Editorial

Ourém a arder, 10 anos depois

25 ago 2022 10:19

A nossa floresta, ciclicamente, vai continuar a ser pasto fértil para as chamas

Custa, enfada, comove, revolta, ter de ocupar este espaço com o tema dos incêndios, semana sim, semana não, mês sim, mês não, anos sim, anos não.

Compete-nos noticiar o incêndio do dia, mas também é nossa missão ir ao rescaldo, ouvir as explicações quanto à origem dos fogos, acompanhar o desempenho dos operacionais no terreno, analisar e escrutinar os sempre anunciados planos de recuperação.

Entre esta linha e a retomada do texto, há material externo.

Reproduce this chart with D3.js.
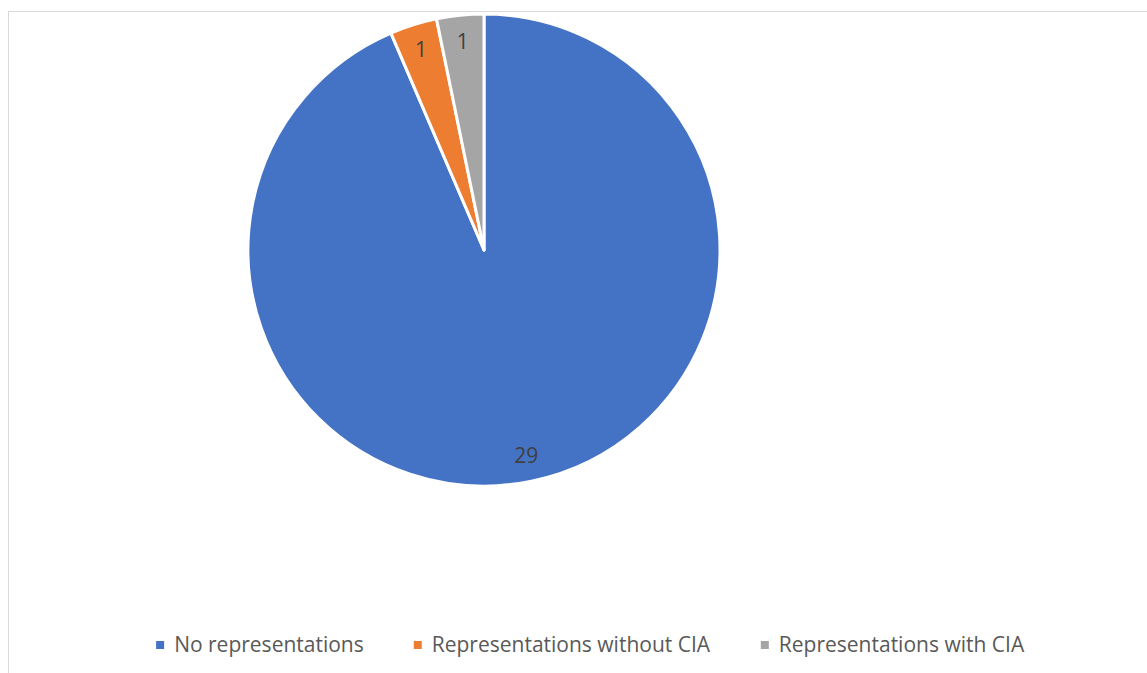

Esta semana, o presidente da Câmara Municipal de Ourém, Luís Albuquerque, pediu o estado de calamidade para o seu concelho, um dos mais fustigados pelos incêndios florestais este ano, a nível nacional.

Segundo dados da Pordata, já tinha sido assim em 2012, ano em que o município registou a segunda maior área ardida do País, com 6,6 mil hectares de floresta, mato e explorações agrícolas perdidos.

Este Verão, já vai com mais de 6.000 hectares destruídos.

Há 10 anos, era impensável ter mais de 600 operacionais no terreno, com sete meios aéreos a auxiliar no combate às chamas.

Este ano isso aconteceu, mas nem assim foi possível travar a voracidade das chamas, alimentada pela elevada concentração de massa florestal.

Apenas falta de limpeza? Talvez não.

Num concelho com forte tendência migratória, e depois dos fogos de 2012 terem reduzido a cinzas uma das importantes fontes de rendimento do concelho - o pinheiro -, houve a preocupação de apoiar os produtores e reorganizar a área florestal?

Pelo que nos é dado a conhecer desde o início de Julho, parece que não.

É o próprio presidente do município a admitir que existem muitos terrenos sem gestão florestal adequada, que o programa nacional para o cadastro das propriedades rústicas continua a passo lento e, por consequência, torna-se mais difícil para a autarquia notificar proprietários ou substituir-se a eles na limpeza das áreas florestais, como prevê a lei.

Na realidade, as autarquias têm a possibilidade de recorrer aos editais, sempre que não consigam notificar os donos dos terrenos, e de avançar com os trabalhos de limpeza, instaurando depois um processo de execução fiscal para cobrança coerciva dos valores.

Mas será que a câmara de Ourém, e todas as outras da nossa região, têm vontade política, capacidade logística e financeira para assumirem esta gestão das áreas de floresta abandonada? 

Provavelmente, não.

E a nossa floresta, ciclicamente, vai continuar a ser pasto fértil para as chamas.